Given the high levels of trademark piracy in China, it is normally advisable to file for marks covering a wider array of goods and services than would be customary elsewhere.

The decision on just how widely to file will depend on the items to be protected, the fame (or expected fame) of the brand and budget realities.

To illustrate, applicants in the clothing industry will normally file only for “clothing, headwear and footwear” in class 25, on the assumption that this will ensure protection across all types of goods in class 25. But given the idiosyncrasies of the TMO’s sub-class system, filing only for these three items can leave brands open to piracy in relation to items such as socks, ties, belts, swimwear and other items that are deemed prima facie non-conflicting due to the fact that they fall under different PRC sub-classes within class 25.

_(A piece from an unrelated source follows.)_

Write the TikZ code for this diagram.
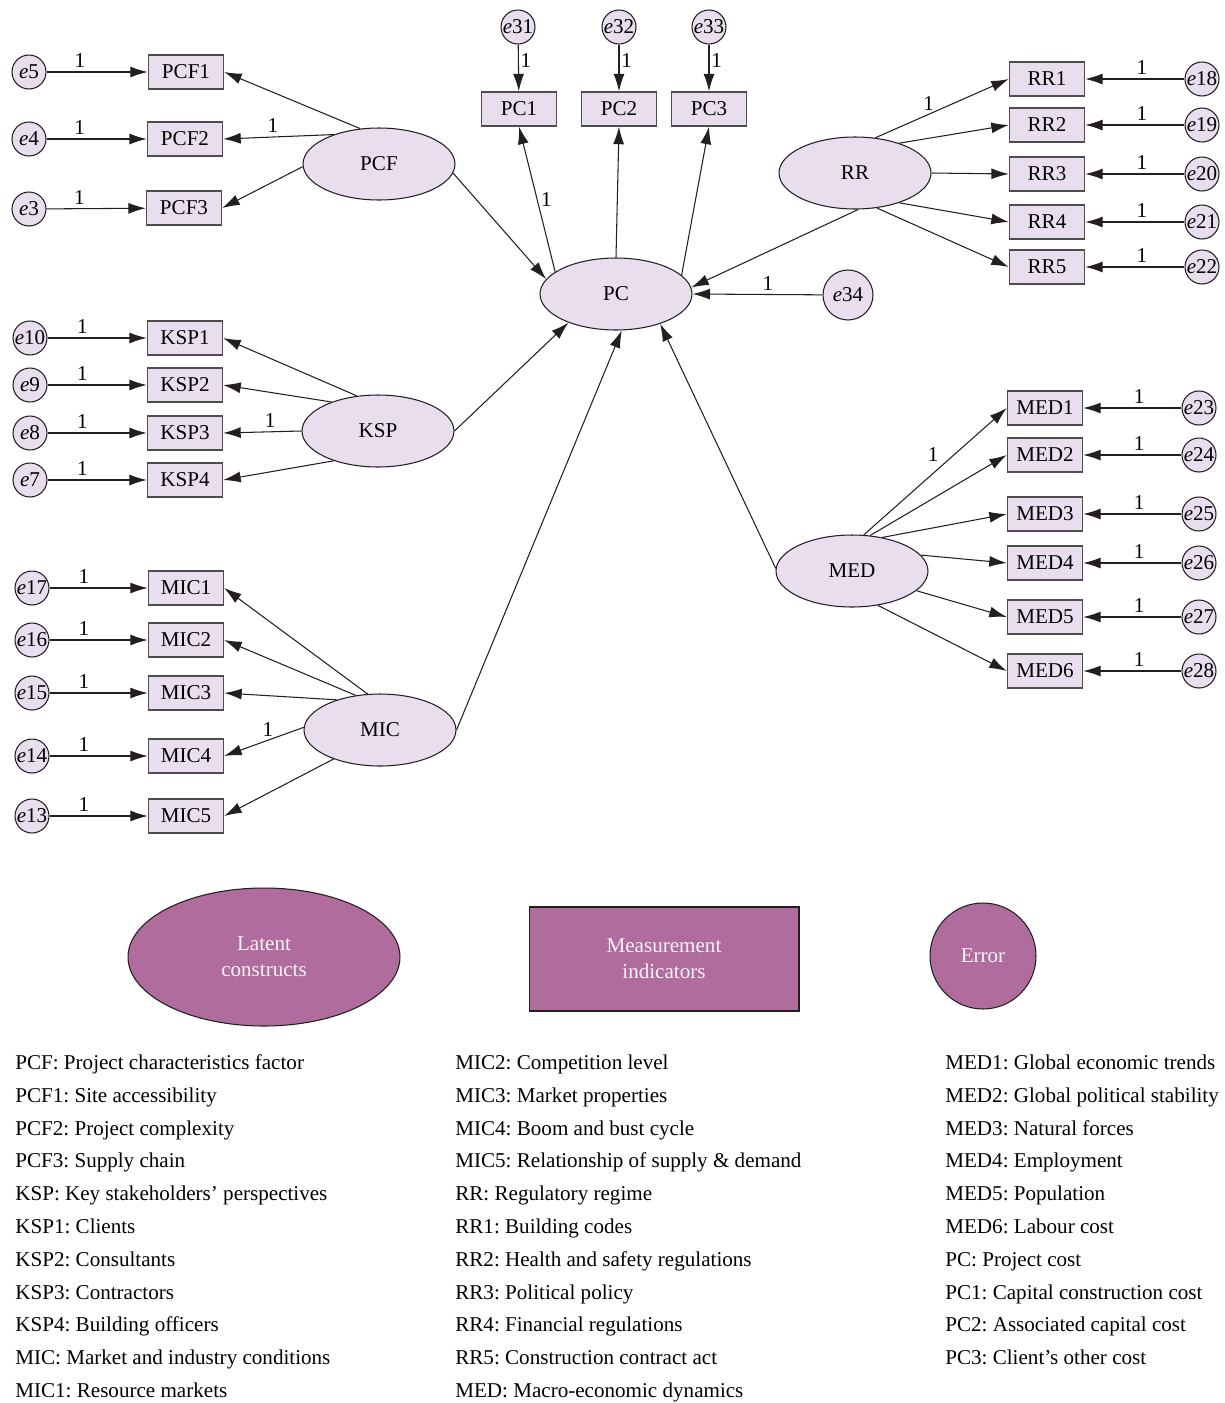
\documentclass[tikz,border=0pt]{standalone}
\usepackage{fontspec}
\setmainfont{Liberation Serif}
\usetikzlibrary{shapes.geometric,arrows.meta}
\pgfdeclarelayer{nodelayer}
\pgfdeclarelayer{edgelayer}
\pgfsetlayers{edgelayer,nodelayer,main}
\definecolor{nodefill}{RGB}{232,222,238}
\definecolor{legendfill}{RGB}{176,108,156}
\definecolor{linegray}{RGB}{35,31,32}
\tikzstyle{latent}=[fill=nodefill, draw=linegray, shape=ellipse, minimum width=3.04cm, minimum height=1.44cm, inner sep=0pt, line width=0.6pt]
\tikzstyle{indicator}=[fill=nodefill, draw=linegray!80, shape=rectangle, minimum width=1.5cm, minimum height=0.68cm, inner sep=0pt, line width=0.8pt]
\tikzstyle{residual}=[fill=nodefill, draw=linegray, shape=circle, minimum size=0.68cm, inner sep=0pt, line width=0.6pt]
\tikzstyle{big residual}=[style=residual, minimum size=1cm]
\tikzstyle{legend shape}=[fill=legendfill, draw=linegray, text=white!92!legendfill, align=center, line width=0.6pt, font=\fontsize{12}{14.7}\selectfont]
\tikzstyle{key text}=[anchor=base west, inner sep=0pt, font=\fontsize{12}{15}\selectfont]
\tikzstyle{directed edge}=[-{Latex[length=3.5mm,width=2.2mm]}, draw=linegray, line width=0.6pt]
\tikzstyle{weight label}=[inner sep=2pt]
\frenchspacing

\begin{document}
\begin{tikzpicture}[x=0.02cm, y=-0.02cm, font=\fontsize{12}{14}\selectfont]
    \useasboundingbox (0, 0) rectangle (1224, 1403);
    	\begin{pgfonlayer}{nodelayer}
    		% latent constructs
    		\node [style=latent] (PCF) at (379, 164) {PCF};
    		\node [style=latent] (KSP) at (378, 431) {KSP};
    		\node [style=latent] (MIC) at (380, 730) {MIC};
    		\node [style=latent] (PC) at (616, 294) {PC};
    		\node [style=latent] (RR) at (855, 173) {RR};
    		\node [style=latent] (MED) at (852, 571) {MED};
    		% indicators
    		\node [style=indicator] (PCF1) at (186, 72) {PCF1};
    		\node [style=indicator] (PCF2) at (185, 139) {PCF2};
    		\node [style=indicator] (PCF3) at (184, 208) {PCF3};
    		\node [style=indicator] (KSP1) at (185, 338) {KSP1};
    		\node [style=indicator] (KSP2) at (185, 385) {KSP2};
    		\node [style=indicator] (KSP3) at (185, 433) {KSP3};
    		\node [style=indicator] (KSP4) at (185, 480) {KSP4};
    		\node [style=indicator] (MIC1) at (186, 588) {MIC1};
    		\node [style=indicator] (MIC2) at (186, 640) {MIC2};
    		\node [style=indicator] (MIC3) at (186, 693) {MIC3};
    		\node [style=indicator] (MIC4) at (186, 756) {MIC4};
    		\node [style=indicator] (MIC5) at (186, 816) {MIC5};
    		\node [style=indicator] (PC1) at (519, 109) {PC1};
    		\node [style=indicator] (PC2) at (619, 109) {PC2};
    		\node [style=indicator] (PC3) at (709, 109) {PC3};
    		\node [style=indicator] (RR1) at (1047, 79) {RR1};
    		\node [style=indicator] (RR2) at (1047, 125) {RR2};
    		\node [style=indicator] (RR3) at (1047, 174) {RR3};
    		\node [style=indicator] (RR4) at (1047, 222) {RR4};
    		\node [style=indicator] (RR5) at (1047, 267) {RR5};
    		\node [style=indicator] (MED1) at (1045, 408) {MED1};
    		\node [style=indicator] (MED2) at (1045, 455) {MED2};
    		\node [style=indicator] (MED3) at (1045, 514) {MED3};
    		\node [style=indicator] (MED4) at (1045, 563) {MED4};
    		\node [style=indicator] (MED5) at (1045, 617) {MED5};
    		\node [style=indicator] (MED6) at (1045, 671) {MED6};
    		% error terms
    		\node [style=residual] (e5) at (29, 72) {\textit{e}5};
    		\node [style=residual] (e4) at (29, 139) {\textit{e}4};
    		\node [style=residual] (e3) at (29, 209) {\textit{e}3};
    		\node [style=residual] (e10) at (30, 338) {\textit{e}10};
    		\node [style=residual] (e9) at (30, 385) {\textit{e}9};
    		\node [style=residual] (e8) at (30, 433) {\textit{e}8};
    		\node [style=residual] (e7) at (30, 480) {\textit{e}7};
    		\node [style=residual] (e17) at (32, 588) {\textit{e}17};
    		\node [style=residual] (e16) at (32, 640) {\textit{e}16};
    		\node [style=residual] (e15) at (32, 693) {\textit{e}15};
    		\node [style=residual] (e14) at (32, 756) {\textit{e}14};
    		\node [style=residual] (e13) at (32, 816) {\textit{e}13};
    		\node [style=residual] (e31) at (518, 27) {\textit{e}31};
    		\node [style=residual] (e32) at (619, 27) {\textit{e}32};
    		\node [style=residual] (e33) at (709, 27) {\textit{e}33};
    		\node [style=residual] (e18) at (1202, 79) {\textit{e}18};
    		\node [style=residual] (e19) at (1202, 125) {\textit{e}19};
    		\node [style=residual] (e20) at (1202, 174) {\textit{e}20};
    		\node [style=residual] (e21) at (1202, 222) {\textit{e}21};
    		\node [style=residual] (e22) at (1202, 267) {\textit{e}22};
    		\node [style=residual] (e23) at (1199, 408) {\textit{e}23};
    		\node [style=residual] (e24) at (1199, 455) {\textit{e}24};
    		\node [style=residual] (e25) at (1199, 514) {\textit{e}25};
    		\node [style=residual] (e26) at (1199, 563) {\textit{e}26};
    		\node [style=residual] (e27) at (1199, 617) {\textit{e}27};
    		\node [style=residual] (e28) at (1199, 671) {\textit{e}28};
    		\node [style=big residual] (e34) at (848, 295) {\textit{e}34};
    		% legend
    		\node [style=legend shape, shape=ellipse, minimum width=5.44cm, minimum height=2.76cm] (latentkey) at (264, 957) {Latent\\constructs};
    		\node [style=legend shape, shape=rectangle, minimum width=5.4cm, minimum height=2.08cm] (indicatorkey) at (664, 959) {Measurement\\indicators};
    		\node [style=legend shape, shape=circle, minimum size=2.12cm, inner sep=0pt] (errorkey) at (983, 956) {Error};
    		% abbreviations
    		\node [style=key text] (kPCF) at (15, 1069) {PCF: Project characteristics factor};
    		\node [style=key text] (kPCF1) at (15, 1102) {PCF1: Site accessibility};
    		\node [style=key text] (kPCF2) at (15, 1135) {PCF2: Project complexity};
    		\node [style=key text] (kPCF3) at (15, 1167) {PCF3: Supply chain};
    		\node [style=key text] (kKSP) at (15, 1200) {KSP: Key stakeholders’ perspectives};
    		\node [style=key text] (kKSP1) at (15, 1233) {KSP1: Clients};
    		\node [style=key text] (kKSP2) at (15, 1266) {KSP2: Consultants};
    		\node [style=key text] (kKSP3) at (15, 1299) {KSP3: Contractors};
    		\node [style=key text] (kKSP4) at (15, 1331) {KSP4: Building officers};
    		\node [style=key text] (kMIC) at (15, 1364) {MIC: Market and industry conditions};
    		\node [style=key text] (kMIC1) at (15, 1397) {MIC1: Resource markets};
    		\node [style=key text] (kMIC2) at (455, 1069) {MIC2: Competition level};
    		\node [style=key text] (kMIC3) at (455, 1102) {MIC3: Market properties};
    		\node [style=key text] (kMIC4) at (455, 1135) {MIC4: Boom and bust cycle};
    		\node [style=key text] (kMIC5) at (455, 1167) {MIC5: Relationship of supply \& demand};
    		\node [style=key text] (kRR) at (455, 1200) {RR: Regulatory regime};
    		\node [style=key text] (kRR1) at (455, 1233) {RR1: Building codes};
    		\node [style=key text] (kRR2) at (455, 1266) {RR2: Health and safety regulations};
    		\node [style=key text] (kRR3) at (455, 1299) {RR3: Political policy};
    		\node [style=key text] (kRR4) at (455, 1331) {RR4: Financial regulations};
    		\node [style=key text] (kRR5) at (455, 1364) {RR5: Construction contract act};
    		\node [style=key text] (kMED) at (455, 1397) {MED: Macro-economic dynamics};
    		\node [style=key text] (kMED1) at (945, 1069) {MED1: Global economic trends};
    		\node [style=key text] (kMED2) at (945, 1102) {MED2: Global political stability};
    		\node [style=key text] (kMED3) at (945, 1135) {MED3: Natural forces};
    		\node [style=key text] (kMED4) at (945, 1167) {MED4: Employment};
    		\node [style=key text] (kMED5) at (945, 1200) {MED5: Population};
    		\node [style=key text] (kMED6) at (945, 1233) {MED6: Labour cost};
    		\node [style=key text] (kPC) at (945, 1266) {PC: Project cost};
    		\node [style=key text] (kPC1) at (945, 1299) {PC1: Capital construction cost};
    		\node [style=key text] (kPC2) at (945, 1331) {PC2: Associated capital cost};
    		\node [style=key text] (kPC3) at (945, 1364) {PC3: Client’s other cost};
    	\end{pgfonlayer}
    	\begin{pgfonlayer}{edgelayer}
    		% PCF
    		\draw [style=directed edge] (PCF.118) to (PCF1.east);
    		\draw [style=directed edge] (PCF.147) to node [style=weight label, above, pos=0.55] {1} (PCF2.east);
    		\draw [style=directed edge] (PCF.182) to (PCF3.east);
    		\draw [style=directed edge] (e5) to node [style=weight label, above, pos=0.33] {1} (PCF1);
    		\draw [style=directed edge] (e4) to node [style=weight label, above, pos=0.33] {1} (PCF2);
    		\draw [style=directed edge] (e3) to node [style=weight label, above, pos=0.33] {1} (PCF3);
    		% KSP
    		\draw [style=directed edge] (KSP.121) to (KSP1.east);
    		\draw [style=directed edge] (KSP.148) to (KSP2.east);
    		\draw [style=directed edge] (KSP.west) to node [style=weight label, above, pos=0.4] {1} (KSP3.east);
    		\draw [style=directed edge] (KSP.214) to (KSP4.east);
    		\draw [style=directed edge] (e10) to node [style=weight label, above, pos=0.35] {1} (KSP1);
    		\draw [style=directed edge] (e9) to node [style=weight label, above, pos=0.35] {1} (KSP2);
    		\draw [style=directed edge] (e8) to node [style=weight label, above, pos=0.35] {1} (KSP3);
    		\draw [style=directed edge] (e7) to node [style=weight label, above, pos=0.35] {1} (KSP4);
    		% MIC
    		\draw [style=directed edge] (MIC.109) to (MIC1.east);
    		\draw [style=directed edge] (MIC.125) to (MIC2.east);
    		\draw [style=directed edge] (MIC.145) to (MIC3.east);
    		\draw [style=directed edge] (MIC.178) to node [style=weight label, above, pos=0.45] {1} (MIC4.east);
    		\draw [style=directed edge] (MIC.212) to (MIC5.east);
    		\draw [style=directed edge] (e17) to node [style=weight label, above, pos=0.35] {1} (MIC1);
    		\draw [style=directed edge] (e16) to node [style=weight label, above, pos=0.35] {1} (MIC2);
    		\draw [style=directed edge] (e15) to node [style=weight label, above, pos=0.35] {1} (MIC3);
    		\draw [style=directed edge] (e14) to node [style=weight label, above, pos=0.35] {1} (MIC4);
    		\draw [style=directed edge] (e13) to node [style=weight label, above, pos=0.35] {1} (MIC5);
    		% PC
    		\draw [style=directed edge] (PC.160) to node [style=weight label, right, pos=0.5] {1} (PC1.south);
    		\draw [style=directed edge] (PC.north) to (PC2.south);
    		\draw [style=directed edge] (PC.16) to (PC3.south);
    		\draw [style=directed edge] (e31) to node [style=weight label, right, pos=0.35, inner sep=1pt] {1} (PC1);
    		\draw [style=directed edge] (e32) to node [style=weight label, right, pos=0.35, inner sep=1pt] {1} (PC2);
    		\draw [style=directed edge] (e33) to node [style=weight label, right, pos=0.35, inner sep=1pt] {1} (PC3);
    		\draw [style=directed edge] (e34) to node [style=weight label, above, pos=0.42] {1} (PC.east);
    		\draw [style=directed edge] (PCF.-7) to (PC.168);
    		\draw [style=directed edge] (KSP.east) to (PC.211);
    		\draw [style=directed edge] (MIC.east) to (PC.279);
    		\draw [style=directed edge] (RR.-85) to (PC.5);
    		\draw [style=directed edge] (MED.178) to (PC.326);
    		% RR
    		\draw [style=directed edge] (RR.60) to node [style=weight label, above, pos=0.4] {1} (RR1.west);
    		\draw [style=directed edge] (RR.34) to (RR2.west);
    		\draw [style=directed edge] (RR.east) to (RR3.west);
    		\draw [style=directed edge] (RR.-34) to (RR4.west);
    		\draw [style=directed edge] (RR.-58) to (RR5.west);
    		\draw [style=directed edge] (e18) to node [style=weight label, above, pos=0.43] {1} (RR1);
    		\draw [style=directed edge] (e19) to node [style=weight label, above, pos=0.43] {1} (RR2);
    		\draw [style=directed edge] (e20) to node [style=weight label, above, pos=0.43] {1} (RR3);
    		\draw [style=directed edge] (e21) to node [style=weight label, above, pos=0.43] {1} (RR4);
    		\draw [style=directed edge] (e22) to node [style=weight label, above, pos=0.43] {1} (RR5);
    		% MED
    		\draw [style=directed edge] (MED.72) to node [style=weight label, above left, pos=0.55] {1} (MED1.west);
    		\draw [style=directed edge] (MED.63) to (MED2.west);
    		\draw [style=directed edge] (MED.48) to (MED3.west);
    		\draw [style=directed edge] (MED.13) to (MED4.west);
    		\draw [style=directed edge] (MED.-17) to (MED5.west);
    		\draw [style=directed edge] (MED.-53) to (MED6.west);
    		\draw [style=directed edge] (e23) to node [style=weight label, above, pos=0.43] {1} (MED1);
    		\draw [style=directed edge] (e24) to node [style=weight label, above, pos=0.43] {1} (MED2);
    		\draw [style=directed edge] (e25) to node [style=weight label, above, pos=0.43] {1} (MED3);
    		\draw [style=directed edge] (e26) to node [style=weight label, above, pos=0.43] {1} (MED4);
    		\draw [style=directed edge] (e27) to node [style=weight label, above, pos=0.43] {1} (MED5);
    		\draw [style=directed edge] (e28) to node [style=weight label, above, pos=0.43] {1} (MED6);
    	\end{pgfonlayer}
    \end{tikzpicture}
\end{document}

As in other countries, it is strongly recommended that applicants conduct searches of the TMO’s database of published and pending applications before filing applications. Doing so can ultimately save on cost, and also help to accelerate the registration process by allowing an early opportunity to eliminate potentially conflicting marks, for example by cancelling them for non-use, purchasing them or obtaining consents from their owners.

The TMO operates an online database to facilitate searching by the public. The TMO’s database is not guaranteed to be accurate, and it is accordingly advisable to also have searching conducted through private databases, and by professionals that are specially trained in trademark searching strategies.

Other formalities

Applications filed directly with the TMO must also be accompanied by:

    • a copy of a POA in favor of a local trademark agent or law firm;
    • a Chinese-language version of the applicant’s name and address;
    • a copy of the applicant’s certificate of incorporation or certificate of good standing or another document issued by a government authority that confirms the existence of the applicant. For individual applicants, this can be a copy of their passport.